Б. Поражение – когда в инициированном Системой конфликте та явно проиграет. Момент проигрыша по слабости невыносим для Системы – в феврале 2014-го Кремль «ушел в Крым» от такой ситуации. Сегодня на этот сценарий играет Запад. Но санкции не стали поражением, а личные унижения президента – тем более.
Путин чрезмерно зависим от медиа, и то, как упрямо он подчеркивает незаинтересованность в СМИ, это подтверждает. Путин – пожиратель телешоу, не защищаемый фильтром личности от телеатак. А российское телевидение погибельно для ума, который намеренно угнетает.

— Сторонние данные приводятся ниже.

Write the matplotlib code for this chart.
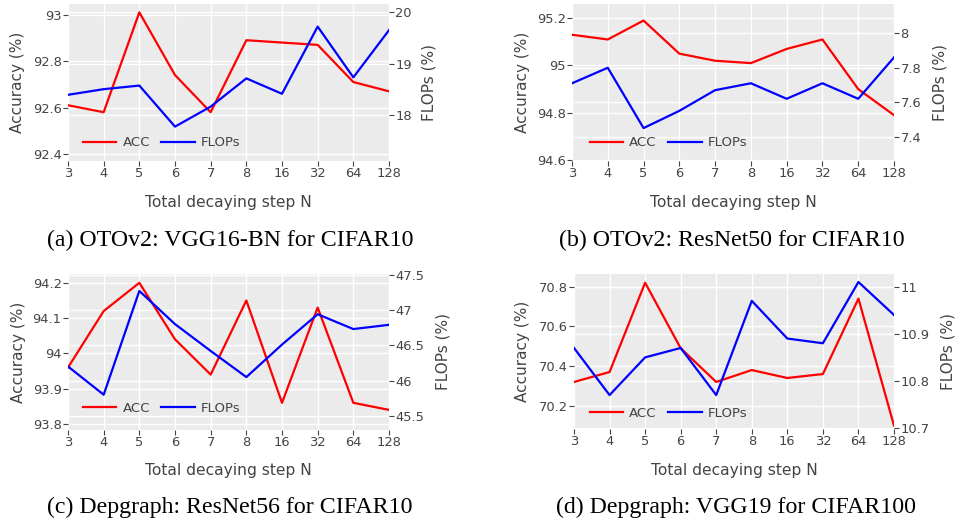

Люди, инсценирующие на телевидении западные интриги, включая «самолет с мертвецами», сами в это не верят. Но Путин и в это поверил было: аберрация, связанная с его местом в Системе. Догма Системы РФ – страх за жизнь президента, симулируемый «ближним кругом». Страх материализован изоляцией от внешнего мира и насыщен фантазийной массой угроз. Путин поверил, что его роль для России равновелика всей ее истории – как тогда не поверить, что США сосредоточены на задаче его уничтожить? А тогда почему бы им не пойти на такой «пустяк», как сбить малайзийский боинг? В логике путинского сновидения это не просто возможный сценарий – это сценарий весьма вероятный.